Where the DirectCU II really shines is in the overclocking category where ASUS' excelletn GPU Tweak allowed it to nearly match Galaxy’s competitor in clock speeds. With that factored into the equation, this card can easily match a GTX 660 2GB. For a mere $5 more than a standard GTX 650 Ti Boost, you’d be hard pressed to find a better value.


EVGA GTX 650 Ti Boost Superclocked

EVGA’s entry into this roundup may have the highest temperatures and acoustics of the bunch but neither of these points was all that important in the grand scheme of things. It was still quiet and anything under 85° really doesn’t affect performance or longevity. Ironically, its temperatures didn’t hold back overclocking by one iota since NVIDIA only allows a limited amount of voltage tuning on the GTX 650 Ti Boost.

The real point of distinction here is clock speeds. In most scenarios, EVGA’s Superclocked was nearly able to match the performance on NVIDIA’s GTX 660 2GB, a product that costs about $20 more. Unlike the ASUS and Gigabyte cards, a gamer will certainly be able to “feel” the difference between a stock GTX 650 Ti Boost and this card. EVGA also happens to have one of the best support structures around and when combined with the Superclocked’s performance, that’s a recipe for complete success.



Galaxy GTX 650 Ti Boost

With an article featuring overclocked competitors, Galaxy was certainly facing an uphill battle with their stock-clocked GTX 650 Ti Boost. Making matters even more interesting was their card’s inability to hit the same maximum boost frequencies as the reference design. As we’ve mentioned time and again, slight variances from one ASIC to another could result in slightly different clock speeds when comparing identical cards and Galaxy’s entry proved that point.
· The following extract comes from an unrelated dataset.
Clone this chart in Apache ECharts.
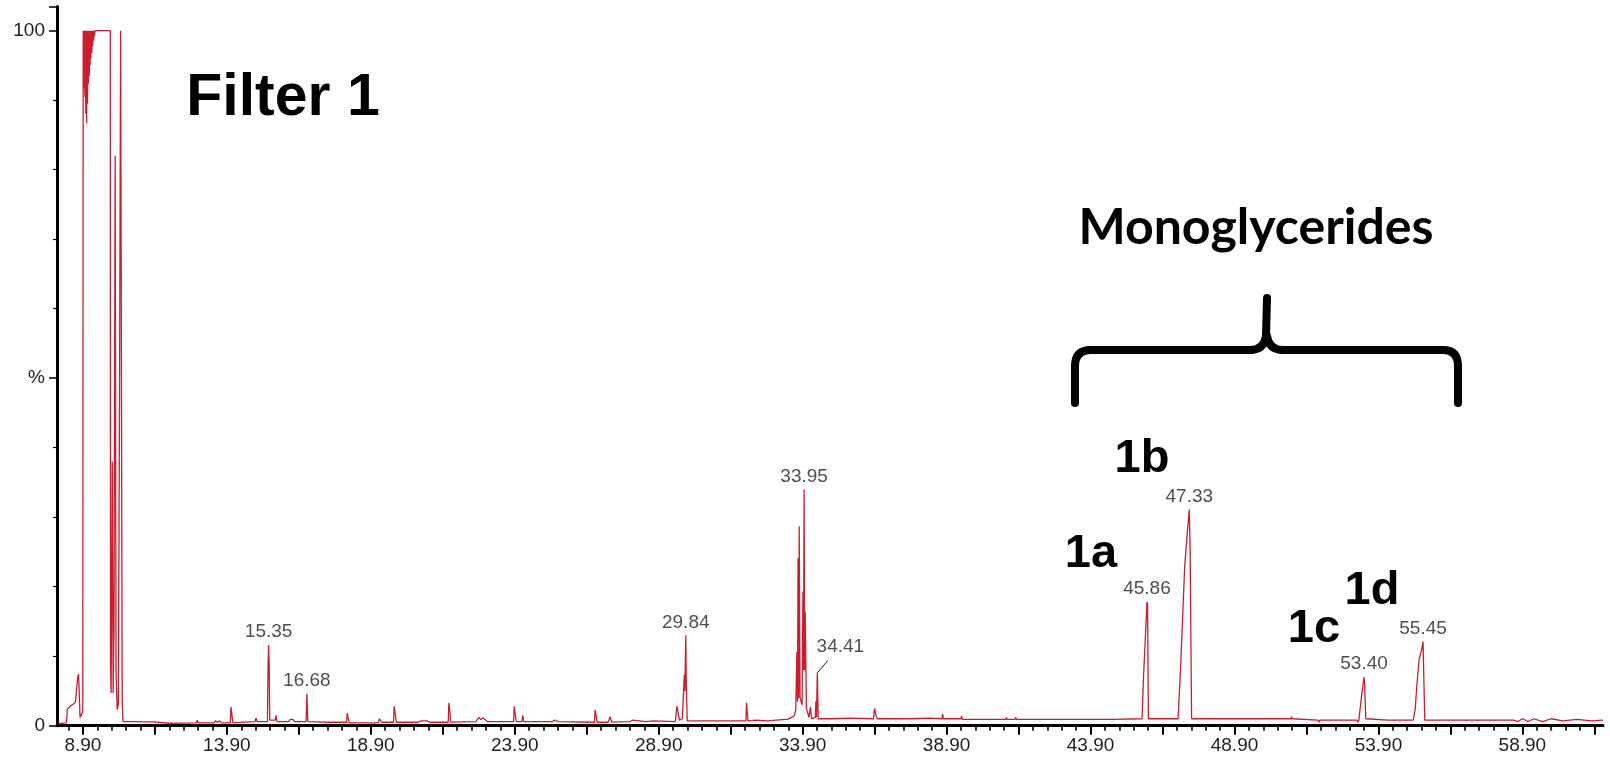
<!DOCTYPE html>
<html><head><meta charset="utf-8">
<script src="https://cdn.jsdelivr.net/npm/echarts@6.0.0/dist/echarts.min.js"></script>
<style>html,body{margin:0;padding:0;background:#fff}#c{width:1610px;height:762px}</style>
</head><body><div id="c"></div>
<script>
// Chromatogram trace: [retention time (min), relative abundance (%)]
const trace = [
 [8.02,0.3],[8.33,0.4],[8.36,2.4],[8.46,2.8],[8.56,3.1],[8.64,3.4],[8.69,5.6],[8.72,7.0],[8.75,7.4],[8.77,5.0],[8.80,1.2],[8.86,1.0],[8.895,2.0],
 [8.91,100],[8.93,100],[8.945,91.7],[8.955,100],[8.97,90.5],[8.985,100],[9.00,88.0],[9.015,100],[9.03,86.7],[9.045,100],[9.06,89.5],[9.075,100],
 [9.09,92.4],[9.105,100],[9.12,93.5],[9.135,100],[9.15,95.0],[9.165,100],[9.18,96.0],[9.195,100],[9.21,96.8],[9.225,100],[9.24,97.8],[9.255,100],
 [9.27,98.6],[9.285,100],[9.30,99.2],[9.32,100],[9.85,100],[9.86,9.0],[9.88,4.7],[9.92,38],[9.95,4.7],[9.98,14],[10.02,82],[10.05,8],[10.09,2.3],
 [10.13,3.0],[10.17,45],[10.21,100],[10.24,100],[10.265,4],[10.29,0.6],
 [10.6,0.6],[11.0,0.55],[11.33,0.55],[11.38,0.35],[11.9,0.35],[12.84,0.4],[12.87,0.8],[12.90,0.4],[13.45,0.4],[13.5,0.7],[13.58,0.5],[13.65,0.7],[13.72,0.4],
 [14.02,0.4],[14.04,2.7],[14.09,2.7],[14.11,0.4],[14.5,0.5],[14.88,0.6],[14.91,1.1],[14.95,0.6],
 [15.31,0.6],[15.33,8.7],[15.35,11.6],[15.37,8.6],[15.39,0.8],[15.58,0.8],[15.61,1.5],[15.64,0.6],[16.05,0.6],[16.1,0.9],[16.2,0.9],[16.25,0.6],
 [16.65,0.6],[16.68,4.6],[16.71,0.6],[17.3,0.5],[17.8,0.5],[18.06,0.5],[18.08,1.8],[18.13,1.8],[18.15,0.4],[19.16,0.4],[19.2,1.0],[19.28,0.5],
 [19.69,0.5],[19.71,2.8],[19.77,2.7],[19.79,0.5],[20.55,0.5],[20.65,0.7],[20.85,0.7],[20.95,0.5],[21.59,0.5],[21.61,3.3],[21.65,2.0],[21.67,0.5],
 [22.55,0.6],[22.65,1.2],[22.72,0.9],[22.8,1.1],[22.95,0.6],[23.86,0.6],[23.88,2.8],[23.93,2.6],[23.95,0.6],[24.15,0.6],[24.18,1.5],[24.21,0.6],
 [25.2,0.6],[25.3,0.8],[25.4,0.6],[26.67,0.5],[26.69,2.3],[26.74,2.3],[26.76,0.5],[27.15,0.5],[27.21,1.3],[27.27,0.5],[27.9,0.6],[28.0,0.8],[28.05,0.6],
 [28.45,0.6],[28.7,0.7],[29.48,0.6],[29.53,2.8],[29.57,2.0],[29.62,0.8],[29.72,1.0],[29.79,7.3],[29.81,5],[29.84,13.0],[29.86,6],[29.89,0.7],
 [30.5,0.7],[31.4,0.7],[31.93,0.7],[31.95,3.3],[31.98,3.3],[32.0,0.7],[32.3,0.8],[32.67,0.7],[32.7,0.95],[33.4,0.95],[33.6,1.4],[33.66,2.2],
 [33.70,10.6],[33.72,3.5],[33.74,24.1],[33.76,4],[33.78,28.7],[33.81,4],[33.88,3],[33.91,19.3],[33.93,8],[33.95,34.0],[33.97,8],[33.99,16.4],
 [34.03,2.5],[34.12,1.2],[34.17,2.7],[34.21,1.0],[34.34,1.2],[34.36,3.5],[34.38,1.2],[34.41,7.6],[34.44,1.0],[34.9,1.0],[35.5,1.1],
 [36.36,1.0],[36.40,2.5],[36.45,1.4],[36.5,1.0],[37.6,1.0],[38.3,1.1],[38.74,1.0],[38.76,1.7],[38.79,1.0],[39.40,1.0],[39.42,1.4],[39.45,0.9],
 [40.96,0.9],[40.98,1.2],[41.0,0.9],[41.28,0.9],[41.3,1.2],[41.33,0.9],[44.66,0.9],[44.68,1.1],[44.70,1.0],
 [45.69,1.0],[45.74,7.0],[45.79,11.4],[45.86,17.8],[45.88,17.5],[45.91,1.0],
 [46.94,1.0],[47.02,7.6],[47.17,22.9],[47.25,27.2],[47.33,31.1],[47.36,25],[47.41,1.0],
 [50.86,1.0],[50.88,1.3],[50.90,1.0],[51.8,0.8],[51.83,0.5],[51.87,0.8],[53.15,0.8],[53.18,0.5],[53.22,0.8],
 [53.26,0.8],[53.32,4.5],[53.40,7.0],[53.42,6.1],[53.46,1.0],[53.51,0.8],[54.24,0.8],[54.26,1.0],[54.28,0.8],
 [55.11,0.8],[55.18,2.5],[55.23,5.6],[55.31,9.5],[55.40,10.9],[55.45,12.1],[55.47,8],[55.51,0.8],
 [58.6,0.8],[58.75,0.6],[58.9,1.0],[59.1,0.6],[59.3,1.0],[59.6,0.6],[59.9,1.0],[60.3,0.7],[60.8,0.9],[61.3,0.7],[61.7,0.8]
];

// Labelled peaks
const peakLabels  = ['15.35','16.68','29.84','33.95','34.41','45.86','47.33','53.40','55.45'];
const peakTimes   = [15.35, 16.68, 29.84, 33.95, 34.41, 45.86, 47.33, 53.40, 55.45];
const peakHeights = [11.6, 4.6, 13.0, 34.0, 7.6, 17.8, 31.1, 7.0, 12.1];
// leader line for the offset 34.41 label: [time, %] end points
const leader = [[34.41, 7.6], [34.78, 9.4]];

// Axis tick labels
const xTickValues = [8.9, 13.9, 18.9, 23.9, 28.9, 33.9, 38.9, 43.9, 48.9, 53.9, 58.9];
const yTickLabels = {0: '0', 50: '%', 100: '100'};

const X_MIN = 8.0, X_MAX = 61.7;
const majorTicks = [], minorTicks = [];
for (let k = 0; 8.9 + 2.5 * k <= X_MAX; k++) majorTicks.push(+(8.9 + 2.5 * k).toFixed(2));
for (let k = 0; 8.4 + 0.5 * k <= X_MAX; k++) minorTicks.push(+(8.4 + 0.5 * k).toFixed(2));

const FONT = '"Liberation Sans", Arial, sans-serif';
const braceStyle = {stroke: '#000', lineWidth: 8, lineCap: 'round', lineJoin: 'round', fill: null};
const seg = (x1, y1, x2, y2) => ({type: 'line', shape: {x1, y1, x2, y2}, style: braceStyle, z: 10});
const curve = (x1, y1, cx, cy, x2, y2) => ({type: 'bezierCurve', shape: {x1, y1, cpx1: cx, cpy1: cy, x2, y2}, style: braceStyle, z: 10});
const label = (t, x, y) => ({type: 'text', x, y, z: 10, style: {text: t, font: 'bold 47px ' + FONT, fill: '#000', align: 'center', verticalAlign: 'middle'}});

const chart = echarts.init(document.getElementById('c'), null, {renderer: 'canvas'});
chart.setOption({
  animation: false,
  backgroundColor: '#fff',
  grid: {left: 57, right: 7, top: 6.4, bottom: 36.3, containLabel: false},
  xAxis: [{
    type: 'value', min: X_MIN, max: X_MAX, position: 'bottom',
    axisLine: {show: true, onZero: false, lineStyle: {color: '#000', width: 3}},
    axisTick: {show: true, customValues: majorTicks, length: 9, lineStyle: {color: '#000', width: 2}},
    axisLabel: {show: true, customValues: xTickValues, formatter: v => v.toFixed(2), margin: 11,
      color: '#222', fontSize: 19, fontFamily: FONT},
    splitLine: {show: false}
  }, {
    type: 'value', min: X_MIN, max: X_MAX, position: 'bottom', offset: 0,
    axisLine: {show: false},
    axisTick: {show: true, customValues: minorTicks, length: 5, lineStyle: {color: '#000', width: 1.6}},
    axisLabel: {show: false},
    splitLine: {show: false}
  }],
  yAxis: {
    type: 'value', min: 0, max: 103.5, interval: 50,
    axisLine: {show: true, lineStyle: {color: '#000', width: 3}},
    axisTick: {show: true, length: 8, lineStyle: {color: '#000', width: 1.5}},
    minorTick: {show: true, splitNumber: 5, length: 4, lineStyle: {color: '#000', width: 1.2}},
    axisLabel: {formatter: v => (yTickLabels[v] !== undefined ? yTickLabels[v] : ''), margin: 12,
      color: '#222', fontSize: 19, fontFamily: FONT},
    splitLine: {show: false}
  },
  series: [{
    type: 'line', data: trace, showSymbol: false, symbol: 'none',
    lineStyle: {color: '#c81e2e', width: 1.3}, silent: true, z: 2
  }, {
    type: 'scatter', symbolSize: 1, itemStyle: {color: 'rgba(0,0,0,0)'}, silent: true, z: 3,
    data: peakTimes.map((t, i) => ({value: [t, peakHeights[i]], name: peakLabels[i]})),
    label: {show: true, position: 'top', distance: 3, formatter: p => p.name,
      color: '#222', fontSize: 19, fontFamily: FONT},
    labelLayout: p => (p.dataIndex === 4 ? {dx: 23, dy: -13} : {}),
    markLine: {
      silent: true, symbol: ['none', 'none'], label: {show: false},
      lineStyle: {color: '#222', width: 1, type: 'solid'},
      data: [[{coord: leader[0]}, {coord: leader[1]}]]
    }
  }],
  graphic: [
    {type: 'text', x: 283, y: 99, z: 10, style: {text: 'Filter 1', font: 'bold 59px ' + FONT, fill: '#000', align: 'center', verticalAlign: 'middle'}},
    {type: 'text', x: 1256, y: 228, z: 10, style: {text: 'Monoglycerides', font: 'bold 50px Lato, "Open Sans", sans-serif', fill: '#000', align: 'center', verticalAlign: 'middle'}},
    seg(1075, 403, 1075, 366), curve(1075, 366, 1075, 350, 1091, 350), seg(1091, 350, 1250, 350),
    curve(1250, 350, 1264, 350, 1266, 336), seg(1266, 336, 1267, 298),
    curve(1267, 336, 1269, 350, 1283, 350), seg(1283, 350, 1443, 350),
    curve(1443, 350, 1458, 350, 1458, 366), seg(1458, 366, 1458, 403),
    label('1a', 1091, 554), label('1b', 1142, 459), label('1c', 1314, 629), label('1d', 1372, 591)
  ]
});
</script>
</body></html>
Despite the aforementioned frequency discrepancy, performance-wise, it didn’t lag behind the stock card, posted some of the best temperature results we’ve seen and remained whisper quiet throughout testing. Overclocking was also top-notch. While there may be slightly higher performing alternatives which match this card's price, you still have to respect Galaxy's delivery of excellent cooling and overclocking headroom at the $170 price point.


Gigabyte GTX 650 Ti Boost OC

Value is the name of the game here since Gigabyte is offering an overclocked, upgraded, custom cooled GTX 650 Ti Boost without adding a penny to NVIDIA’s stated SRP. This allows it to stand head and shoulders above the competition and readily brings better performance to a more affordable price point.

In some ways, Gigabyte’s GTX 650 Ti is very much in the same boat as ASUS. It doesn’t perform all that much better than a standard GTX 650 Ti Boost but it boasts great cooling potential and is by and large the quietest GPU in this roundup. If we had to recommend a GTX 650 Ti Boost to someone who is looking to upgrade, it would be Gigabyte’s.



MSI GTX 650 Ti Twin Frozr III OC

MSI’s Twin Frozr III may not stand out in any way, nor does it post chart-topping overclocking results but it came in with a strong overall performance. Once average Boost clocks were factored into the equation, this GTX 650 Ti’s framerates remained a hair behind EVGA’s Superclocked. This is likely due to MSI’s generous BIOS-specific power limit which allows their card some excess headroom as it strives to hit higher clock speeds.

Like many other custom cards, MSI has added a custom heatsink to their newcomer, one which achieves low temperatures and extremely quiet acoustics even when overclocked. Every one of these factors combine to make the Twin Frozr III OC a great choice, provided the price is right.